■ **WHAT IS BEING ASKED**
Repeat each line of the material below exactly as it appears, minus any pictures.

::::

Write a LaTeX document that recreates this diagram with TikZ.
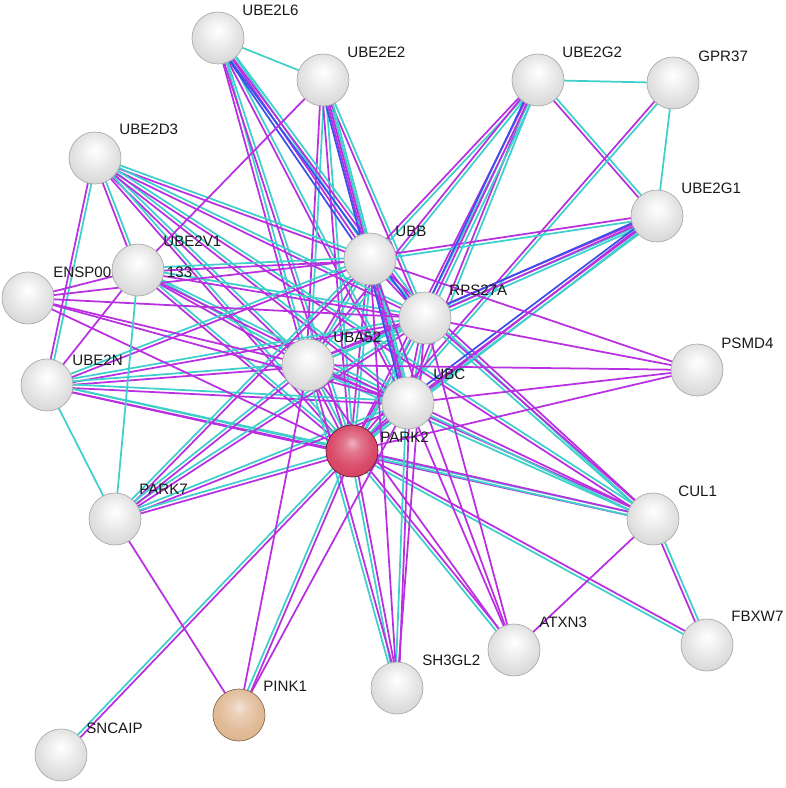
\documentclass[tikz,border=0pt]{standalone}
\usepackage{fontspec}
\setmainfont{Liberation Sans}
\usetikzlibrary{calc,backgrounds}
\definecolor{dbcyan}{RGB}{64,208,204}
\definecolor{expmag}{RGB}{184,48,224}
\definecolor{fusblue}{RGB}{60,80,235}
\definecolor{parkred}{RGB}{215,62,95}
\definecolor{pinktan}{RGB}{222,180,142}
\pgfdeclareradialshading{glossgray}{\pgfpoint{0bp}{8bp}}{color(0bp)=(white); color(8bp)=(gray!8); color(20bp)=(gray!22); color(30bp)=(gray!32); color(40bp)=(gray!48); color(50bp)=(gray!70)}
\pgfdeclareradialshading{glossred}{\pgfpoint{0bp}{8bp}}{color(0bp)=(parkred!40!white); color(8bp)=(parkred!70!white); color(20bp)=(parkred!92!white); color(30bp)=(parkred); color(40bp)=(parkred!80!black); color(50bp)=(parkred!55!black)}
\pgfdeclareradialshading{glosstan}{\pgfpoint{0bp}{8bp}}{color(0bp)=(pinktan!35!white); color(8bp)=(pinktan!65!white); color(20bp)=(pinktan!90!white); color(30bp)=(pinktan); color(40bp)=(pinktan!85!black); color(50bp)=(pinktan!62!black)}
\begin{document}
\begin{tikzpicture}[x=0.02cm, y=-0.02cm, every node/.style={font=\fontsize{8.6}{10}\selectfont},
  prot/.style={circle,minimum size=1.04cm,inner sep=0pt,draw=gray!65,line width=0.4pt,shading=glossgray},
  lbl/.style={anchor=west,inner sep=0pt,text=black!90},
  dbl/.style={dbcyan,line width=1pt},
  exl/.style={expmag,line width=1pt},
  fsl/.style={fusblue,line width=1pt}]
\useasboundingbox (0,0) rectangle (786,788);
% labels
\node[lbl] (ube2l6-t) at (242,10) {UBE2L6};
\node[lbl] (ube2e2-t) at (347,52) {UBE2E2};
\node[lbl] (ube2g2-t) at (562,52) {UBE2G2};
\node[lbl] (gpr37-t) at (698,56) {GPR37};
\node[lbl] (ube2d3-t) at (119,129) {UBE2D3};
\node[lbl] (ube2g1-t) at (681,188) {UBE2G1};
\node[lbl] (ube2v1-t) at (163,241) {UBE2V1};
\node[lbl] (ensp-t) at (53,272) {ENSP00\hspace{31.7pt}133};
\node[lbl] (ubb-t) at (395,231) {UBB};
\node[lbl] (rps27a-t) at (449,290) {RPS27A};
\node[lbl] (psmd4-t) at (721,343) {PSMD4};
\node[lbl] (uba52-t) at (333,337) {UBA52};
\node[lbl] (ube2n-t) at (72,360) {UBE2N};
\node[lbl] (ubc-t) at (433,374) {UBC};
\node[lbl] (park2-t) at (380,437) {PARK2};
\node[lbl] (park7-t) at (139,489) {PARK7};
\node[lbl] (cul1-t) at (678,491) {CUL1};
\node[lbl] (fbxw7-t) at (731,616) {FBXW7};
\node[lbl] (atxn3-t) at (539,622) {ATXN3};
\node[lbl] (sh3gl2-t) at (422,660) {SH3GL2};
\node[lbl] (pink1-t) at (263,686) {PINK1};
\node[lbl] (sncaip-t) at (86,728) {SNCAIP};
% proteins
\node[prot] (ube2l6) at (218,38) {};
\node[prot] (ube2e2) at (323,80) {};
\node[prot] (ube2g2) at (538,80) {};
\node[prot] (gpr37) at (673,83) {};
\node[prot] (ube2d3) at (95,158) {};
\node[prot] (ube2g1) at (657,216) {};
\node[prot] (ube2v1) at (138,270) {};
\node[prot] (ensp) at (28,298) {};
\node[prot] (ubb) at (370,259) {};
\node[prot] (rps27a) at (425,318) {};
\node[prot] (psmd4) at (697,370) {};
\node[prot] (uba52) at (308,365) {};
\node[prot] (ube2n) at (47,385) {};
\node[prot] (ubc) at (408,403) {};
\node[prot,draw=parkred!50!black,shading=glossred] (park2) at (352,451) {};
\node[prot] (park7) at (115,519) {};
\node[prot] (cul1) at (653,519) {};
\node[prot] (fbxw7) at (707,645) {};
\node[prot] (atxn3) at (514,650) {};
\node[prot] (sh3gl2) at (397,688) {};
\node[prot,draw=pinktan!60!black,shading=glosstan] (pink1) at (239,715) {};
\node[prot] (sncaip) at (61,755) {};
\begin{pgfonlayer}{background}
% databases + experiments
\foreach \a/\b in {ubb/rps27a,ubb/uba52,ubb/ubc,ubb/park2,rps27a/uba52,rps27a/ubc,rps27a/park2,uba52/ubc,uba52/park2,ubc/park2,
  ube2l6/uba52,ube2l6/ubc,ube2l6/park2,ube2e2/ubb,ube2e2/rps27a,ube2e2/uba52,ube2e2/park2,
  ube2g2/ubb,ube2g2/uba52,ube2g2/ubc,ube2g2/park2,ube2g2/ube2g1,gpr37/park2,
  ube2g1/ubb,ube2g1/uba52,ube2g1/park2,
  ube2d3/ubb,ube2d3/rps27a,ube2d3/uba52,ube2d3/ubc,ube2d3/park2,ube2d3/cul1,ube2d3/ube2n,ube2d3/ube2v1,
  ube2v1/ubb,ube2v1/rps27a,ube2v1/uba52,ube2v1/ubc,ube2v1/park2,
  ube2n/ubb,ube2n/rps27a,ube2n/uba52,ube2n/ubc,ube2n/park2,ube2n/cul1,
  park7/ubb,park7/rps27a,park7/uba52,park7/ubc,park7/park2,
  cul1/ubb,cul1/rps27a,cul1/uba52,cul1/ubc,cul1/park2,cul1/fbxw7,fbxw7/park2,
  atxn3/park2,sh3gl2/park2,sh3gl2/ubc,sh3gl2/uba52,pink1/park2,sncaip/park2}
{
  \draw[dbl] ($(\a.center)!1pt!90:(\b.center)$) -- ($(\b.center)!1pt!-90:(\a.center)$);
  \draw[exl] ($(\a.center)!1pt!-90:(\b.center)$) -- ($(\b.center)!1pt!90:(\a.center)$);
}
% three kinds of evidence
\foreach \a/\b in {ube2l6/ubb,ube2l6/rps27a,ube2e2/ubc,ube2g2/rps27a,ube2g1/rps27a,ube2g1/ubc}
{
  \draw[dbl] ($(\a.center)!2pt!90:(\b.center)$) -- ($(\b.center)!2pt!-90:(\a.center)$);
  \draw[exl] (\a.center) -- (\b.center);
  \draw[fsl] ($(\a.center)!2pt!-90:(\b.center)$) -- ($(\b.center)!2pt!90:(\a.center)$);
}
% experiments only
\foreach \a/\b in {ube2e2/ube2v1,ube2v1/ube2n,ensp/ube2v1,ensp/ubb,ensp/rps27a,ensp/uba52,ensp/ubc,ensp/park2,
  psmd4/ubb,psmd4/rps27a,psmd4/uba52,psmd4/ubc,psmd4/park2,
  atxn3/ubb,atxn3/rps27a,atxn3/uba52,atxn3/ubc,atxn3/cul1,
  sh3gl2/ubb,sh3gl2/rps27a,pink1/uba52,pink1/ubc,pink1/park7}
  \draw[exl] (\a.center) -- (\b.center);
% databases only
\foreach \a/\b in {ube2l6/ube2e2,ube2g2/gpr37,gpr37/ube2g1,park7/ube2n,park7/ube2v1}
  \draw[dbl] (\a.center) -- (\b.center);
\end{pgfonlayer}
\end{tikzpicture}
\end{document}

::::

■ **EXERCISE SOLUTION**
Write a LaTeX document that recreates this diagram with TikZ.
\documentclass[tikz,border=0pt]{standalone}
\usepackage{fontspec}
\setmainfont{Liberation Sans}
\usetikzlibrary{calc,backgrounds}
\definecolor{dbcyan}{RGB}{64,208,204}
\definecolor{expmag}{RGB}{184,48,224}
\definecolor{fusblue}{RGB}{60,80,235}
\definecolor{parkred}{RGB}{215,62,95}
\definecolor{pinktan}{RGB}{222,180,142}
\pgfdeclareradialshading{glossgray}{\pgfpoint{0bp}{8bp}}{color(0bp)=(white); color(8bp)=(gray!8); color(20bp)=(gray!22); color(30bp)=(gray!32); color(40bp)=(gray!48); color(50bp)=(gray!70)}
\pgfdeclareradialshading{glossred}{\pgfpoint{0bp}{8bp}}{color(0bp)=(parkred!40!white); color(8bp)=(parkred!70!white); color(20bp)=(parkred!92!white); color(30bp)=(parkred); color(40bp)=(parkred!80!black); color(50bp)=(parkred!55!black)}
\pgfdeclareradialshading{glosstan}{\pgfpoint{0bp}{8bp}}{color(0bp)=(pinktan!35!white); color(8bp)=(pinktan!65!white); color(20bp)=(pinktan!90!white); color(30bp)=(pinktan); color(40bp)=(pinktan!85!black); color(50bp)=(pinktan!62!black)}
\begin{document}
\begin{tikzpicture}[x=0.02cm, y=-0.02cm, every node/.style={font=\fontsize{8.6}{10}\selectfont},
  prot/.style={circle,minimum size=1.04cm,inner sep=0pt,draw=gray!65,line width=0.4pt,shading=glossgray},
  lbl/.style={anchor=west,inner sep=0pt,text=black!90},
  dbl/.style={dbcyan,line width=1pt},
  exl/.style={expmag,line width=1pt},
  fsl/.style={fusblue,line width=1pt}]
\useasboundingbox (0,0) rectangle (786,788);
% labels
\node[lbl] (ube2l6-t) at (242,10) {UBE2L6};
\node[lbl] (ube2e2-t) at (347,52) {UBE2E2};
\node[lbl] (ube2g2-t) at (562,52) {UBE2G2};
\node[lbl] (gpr37-t) at (698,56) {GPR37};
\node[lbl] (ube2d3-t) at (119,129) {UBE2D3};
\node[lbl] (ube2g1-t) at (681,188) {UBE2G1};
\node[lbl] (ube2v1-t) at (163,241) {UBE2V1};
\node[lbl] (ensp-t) at (53,272) {ENSP00\hspace{31.7pt}133};
\node[lbl] (ubb-t) at (395,231) {UBB};
\node[lbl] (rps27a-t) at (449,290) {RPS27A};
\node[lbl] (psmd4-t) at (721,343) {PSMD4};
\node[lbl] (uba52-t) at (333,337) {UBA52};
\node[lbl] (ube2n-t) at (72,360) {UBE2N};
\node[lbl] (ubc-t) at (433,374) {UBC};
\node[lbl] (park2-t) at (380,437) {PARK2};
\node[lbl] (park7-t) at (139,489) {PARK7};
\node[lbl] (cul1-t) at (678,491) {CUL1};
\node[lbl] (fbxw7-t) at (731,616) {FBXW7};
\node[lbl] (atxn3-t) at (539,622) {ATXN3};
\node[lbl] (sh3gl2-t) at (422,660) {SH3GL2};
\node[lbl] (pink1-t) at (263,686) {PINK1};
\node[lbl] (sncaip-t) at (86,728) {SNCAIP};
% proteins
\node[prot] (ube2l6) at (218,38) {};
\node[prot] (ube2e2) at (323,80) {};
\node[prot] (ube2g2) at (538,80) {};
\node[prot] (gpr37) at (673,83) {};
\node[prot] (ube2d3) at (95,158) {};
\node[prot] (ube2g1) at (657,216) {};
\node[prot] (ube2v1) at (138,270) {};
\node[prot] (ensp) at (28,298) {};
\node[prot] (ubb) at (370,259) {};
\node[prot] (rps27a) at (425,318) {};
\node[prot] (psmd4) at (697,370) {};
\node[prot] (uba52) at (308,365) {};
\node[prot] (ube2n) at (47,385) {};
\node[prot] (ubc) at (408,403) {};
\node[prot,draw=parkred!50!black,shading=glossred] (park2) at (352,451) {};
\node[prot] (park7) at (115,519) {};
\node[prot] (cul1) at (653,519) {};
\node[prot] (fbxw7) at (707,645) {};
\node[prot] (atxn3) at (514,650) {};
\node[prot] (sh3gl2) at (397,688) {};
\node[prot,draw=pinktan!60!black,shading=glosstan] (pink1) at (239,715) {};
\node[prot] (sncaip) at (61,755) {};
\begin{pgfonlayer}{background}
% databases + experiments
\foreach \a/\b in {ubb/rps27a,ubb/uba52,ubb/ubc,ubb/park2,rps27a/uba52,rps27a/ubc,rps27a/park2,uba52/ubc,uba52/park2,ubc/park2,
  ube2l6/uba52,ube2l6/ubc,ube2l6/park2,ube2e2/ubb,ube2e2/rps27a,ube2e2/uba52,ube2e2/park2,
  ube2g2/ubb,ube2g2/uba52,ube2g2/ubc,ube2g2/park2,ube2g2/ube2g1,gpr37/park2,
  ube2g1/ubb,ube2g1/uba52,ube2g1/park2,
  ube2d3/ubb,ube2d3/rps27a,ube2d3/uba52,ube2d3/ubc,ube2d3/park2,ube2d3/cul1,ube2d3/ube2n,ube2d3/ube2v1,
  ube2v1/ubb,ube2v1/rps27a,ube2v1/uba52,ube2v1/ubc,ube2v1/park2,
  ube2n/ubb,ube2n/rps27a,ube2n/uba52,ube2n/ubc,ube2n/park2,ube2n/cul1,
  park7/ubb,park7/rps27a,park7/uba52,park7/ubc,park7/park2,
  cul1/ubb,cul1/rps27a,cul1/uba52,cul1/ubc,cul1/park2,cul1/fbxw7,fbxw7/park2,
  atxn3/park2,sh3gl2/park2,sh3gl2/ubc,sh3gl2/uba52,pink1/park2,sncaip/park2}
{
  \draw[dbl] ($(\a.center)!1pt!90:(\b.center)$) -- ($(\b.center)!1pt!-90:(\a.center)$);
  \draw[exl] ($(\a.center)!1pt!-90:(\b.center)$) -- ($(\b.center)!1pt!90:(\a.center)$);
}
% three kinds of evidence
\foreach \a/\b in {ube2l6/ubb,ube2l6/rps27a,ube2e2/ubc,ube2g2/rps27a,ube2g1/rps27a,ube2g1/ubc}
{
  \draw[dbl] ($(\a.center)!2pt!90:(\b.center)$) -- ($(\b.center)!2pt!-90:(\a.center)$);
  \draw[exl] (\a.center) -- (\b.center);
  \draw[fsl] ($(\a.center)!2pt!-90:(\b.center)$) -- ($(\b.center)!2pt!90:(\a.center)$);
}
% experiments only
\foreach \a/\b in {ube2e2/ube2v1,ube2v1/ube2n,ensp/ube2v1,ensp/ubb,ensp/rps27a,ensp/uba52,ensp/ubc,ensp/park2,
  psmd4/ubb,psmd4/rps27a,psmd4/uba52,psmd4/ubc,psmd4/park2,
  atxn3/ubb,atxn3/rps27a,atxn3/uba52,atxn3/ubc,atxn3/cul1,
  sh3gl2/ubb,sh3gl2/rps27a,pink1/uba52,pink1/ubc,pink1/park7}
  \draw[exl] (\a.center) -- (\b.center);
% databases only
\foreach \a/\b in {ube2l6/ube2e2,ube2g2/gpr37,gpr37/ube2g1,park7/ube2n,park7/ube2v1}
  \draw[dbl] (\a.center) -- (\b.center);
\end{pgfonlayer}
\end{tikzpicture}
\end{document}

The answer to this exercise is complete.